This year, Advisory members and Selectmen dove into the Town’s budget process earlier than usual. As framed by Town Administrator Mark Purple, we’re now learning how “ugly” the budget process is when you “pull back the curtains”.
One item that was highlighted in Tuesday night’s budget discussion is the potential for increased fees for Transfer Station users.
Town officials’ earlier involvement this year appears to be in reaction to conflicts over the budget between Advisory and Selectmen before last year’s Annual Town Meeting. An attempt to find consensus, led to tense negotiations and compromises after the Warrant was printed.
This year, Treasurer Brian Ballantine made a presentation to Selectmen in December. Advisory and Selectmen directed him to shave the budget, keeping the increase to 3.5%. Tuesday night, he reported that 3.5% is possible, but recommended a 3.9% version.
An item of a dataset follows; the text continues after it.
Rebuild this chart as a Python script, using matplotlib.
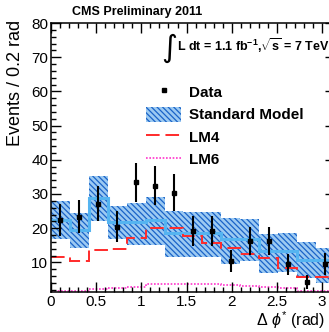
import numpy as np
import matplotlib.pyplot as plt
from matplotlib.lines import Line2D
from matplotlib.patches import Patch

plt.rcParams['font.family'] = ['Liberation Sans', 'DejaVu Sans']
plt.rcParams['mathtext.fontset'] = 'custom'
plt.rcParams['mathtext.rm'] = 'Liberation Sans'
plt.rcParams['mathtext.it'] = 'Liberation Sans:italic'
plt.rcParams['mathtext.bf'] = 'Liberation Sans:bold'
plt.rcParams['hatch.linewidth'] = 0.9

# 15 bins in delta phi* from 0 to pi
n_bins = 15
edges = np.linspace(0, np.pi, n_bins + 1)
centers = 0.5 * (edges[:-1] + edges[1:])

data = [22.4, 23.3, 27.2, 20.4, 33.4, 32.4, 30.4, 19.3, 19.3, 10.5, 16.3, 16.3, 9.4, 4.2, 9.5]
data_err = [4.7, 4.8, 5.2, 4.5, 5.8, 5.7, 5.5, 4.4, 4.4, 3.2, 4.0, 4.0, 3.1, 2.0, 3.1]

sm = [22.4, 19.4, 28.9, 21.7, 21.7, 22.4, 18.6, 18.5, 18.5, 16.8, 16.8, 13.2, 13.3, 10.7, 10.7]
sm_lo = [16.7, 14.3, 22.1, 16.7, 15.1, 15.1, 11.6, 11.6, 11.6, 9.5, 10.5, 7.0, 7.3, 5.5, 4.0]
sm_hi = [27.9, 24.5, 35.2, 26.5, 27.3, 29.0, 25.0, 24.8, 24.8, 23.0, 22.6, 18.4, 18.6, 16.0, 14.1]

lm4 = [11.6, 10.5, 13.6, 13.9, 17.0, 20.1, 20.0, 17.7, 15.7, 14.3, 12.4, 11.3, 8.3, 5.8, 5.8]
lm6 = [1.7, 1.7, 2.1, 2.4, 2.9, 3.6, 3.7, 3.8, 3.8, 3.3, 3.1, 2.9, 2.4, 1.7, 1.7]

fig = plt.figure(figsize=(3.29, 3.32), dpi=100)
ax = fig.add_axes([0.155, 0.1214, 0.863, 0.8093])

hatch_col = '#1a63c8'
fill_col = '#9ccaf2'
line_col = '#55b4f0'
band_hatch = '\\\\\\\\\\\\'

ax.stairs(sm_hi, edges, baseline=sm_lo, fill=True, facecolor=fill_col,
          edgecolor=hatch_col, hatch=band_hatch, linewidth=0)
ax.stairs(sm, edges, baseline=None, color=line_col, lw=2.2)
ax.stairs(lm4, edges, baseline=None, color='#ff2a2a', lw=1.4, ls=(0, (7, 3)))
ax.stairs(lm6, edges, baseline=None, color='#ff33cc', lw=1.2, ls=(0, (1, 1)))
ax.errorbar(centers, data, yerr=data_err, fmt='s', color='black', ms=2.6,
            elinewidth=1.5, capsize=0)

ax.set_xlim(0, np.pi)
ax.set_ylim(1.43, 80)
ax.set_xticks(np.arange(0, 3.01, 0.5))
ax.set_xticklabels(['0', '0.5', '1', '1.5', '2', '2.5', '3'])
ax.set_xticks(np.arange(0, 3.15, 0.1), minor=True)
ax.set_yticks(np.arange(10, 81, 10))
ax.set_yticks(np.arange(2, 81, 2), minor=True)
ax.tick_params(which='both', direction='in', top=True, right=True, width=1.0,
               labelsize=11)
ax.tick_params(which='major', length=7)
ax.tick_params(which='minor', length=3.5)
ax.tick_params(axis='y', pad=2)
ax.tick_params(axis='x', pad=2.5)
for s in ax.spines.values():
    s.set_linewidth(1.1)

handles = [
    Line2D([], [], marker='s', color='black', ls='none', ms=2.6),
    Patch(facecolor=fill_col, edgecolor=hatch_col, hatch=band_hatch, lw=0),
    Line2D([], [], color='#ff2a2a', lw=1.4, ls=(0, (7, 3))),
    Line2D([], [], color='#ff33cc', lw=1.2, ls=(0, (1, 1))),
]
labels = ['Data', 'Standard Model', 'LM4', 'LM6']
ax.legend(handles, labels, loc='upper left', bbox_to_anchor=(0.335, 0.773),
          frameon=False, prop={'weight': 'bold', 'size': 11},
          handlelength=2.3, handleheight=1.15, handletextpad=0.5,
          labelspacing=0.445, borderpad=0, borderaxespad=0)

fig.text(0.416, 0.964, 'CMS Preliminary 2011', ha='center', va='center',
         fontsize=9, fontweight='bold')
fig.text(0.514, 0.855, '\u222b', ha='center', va='center', fontsize=22,
         family='DejaVu Sans')
fig.text(0.538, 0.862, r'L dt = 1.1 fb$^{\mathbf{-1}}$,$\sqrt{\mathbf{s}}$ = 7 TeV',
         ha='left', va='center', fontsize=9, fontweight='bold')
fig.text(0.046, 0.94, 'Events / 0.2 rad', rotation=90, ha='center', va='top',
         fontsize=13)
fig.text(0.988, 0.004, r'$\Delta\ \phi^{*}$ (rad)', ha='right', va='bottom',
         fontsize=11.5)

fig.savefig('out.png', dpi=100)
Ballantine presented that the lower budget would reduce the road maintenance budget by $115K (almost 28%) and require two furlough days for “non-represented” employees.
Selectmen didn’t vote, but indicated they were more supportive of the 3.9% version.
Those numbers are misleading if looked at alone. Later in the meeting, Advisory Chair Adrian Peters predicted that after changes and certain Town Meeting votes, the real increase could be 4.5% to 4.7%. He followed that at the end of the day the tax increase would be there no matter how officials present it.
Peters was partly referring to separate funding articles that aren’t covered by the budget. That includes $238K for Recreation*, $30K requested for the Senior Center, and Golf Course expenses not covered by a Community Preservation Article. (Look for more on those costs/articles in future posts.)
He was also including something he expects to work its way back into the budget, since it is politically sensitive. Both versions of the squeezed budget strip out expenses for the Transfer Station.
Purple told the board that unless they want to increase the budget, putting that back in would require cutting staff positions. Referring to selectmen’s support of hiring another police officer, the Town Admin said he wouldn’t be comfortable doing that while cutting other staff.
But, if selectmen don’t reverse that budget decision, Transfer Station funding costs would be fully borne by users. Increasing permit fees was a move that made some selectmen wary.
Ballantine couldn’t specify how customers would be impacted. But Peters pointed out that the difference between collected permit fees and what was taken out of the budget forecasts the increase. Based on Ballantine’s response, it looks like in the fees would be need to increase by over 30% in total.**
Ballantine said fee options included eliminating the early bird discounts, charging Seniors a small fee, and adding to regular fees. Kolenda indicated he would rather charge more to commercial vehicle owners than seniors.
The Chair said he would like to see Public Works Superintendent Karen Galligan present what she thinks is reasonable. For comparison, he would also like to hear what residents would pay if they contracted with a pickup service.
Selectman Brian Shifrin supported the change, pitching the station should be paid for by those who use it. In contrast, Selectwoman Bonnie Phaneuf asked to also find out what it would cost to have the station fully funded by taxes.
I knew that funding of the Transfer Station has been controversial for years. But I didn’t realize how far back the debate went until I stumbled across this post from Susan recapping an article from the 90s on a controversial fee hike. You can read that here.
The presented Budget is still in process with a few unresolved details (like a final budget from the Regional School Committee). Ballantine will be meeting with Advisory before coming back to selectmen. But Peters said Advisory will want to hear from Selectmen soon on their positions on the budget, Transfer Station, and separate funding articles.
*Recreation’s article will ask for more, but be bonded over 5 years. The $238K is the estimate for year one.
**Ballantine said that a little over $300k was collected this year. And his presentation indicated the costs pulled out of the budget are $110-140K.
Updated (2/9/18 9:03 am): Fixed a typo referring to Ballantine’s presentation as “Last night”.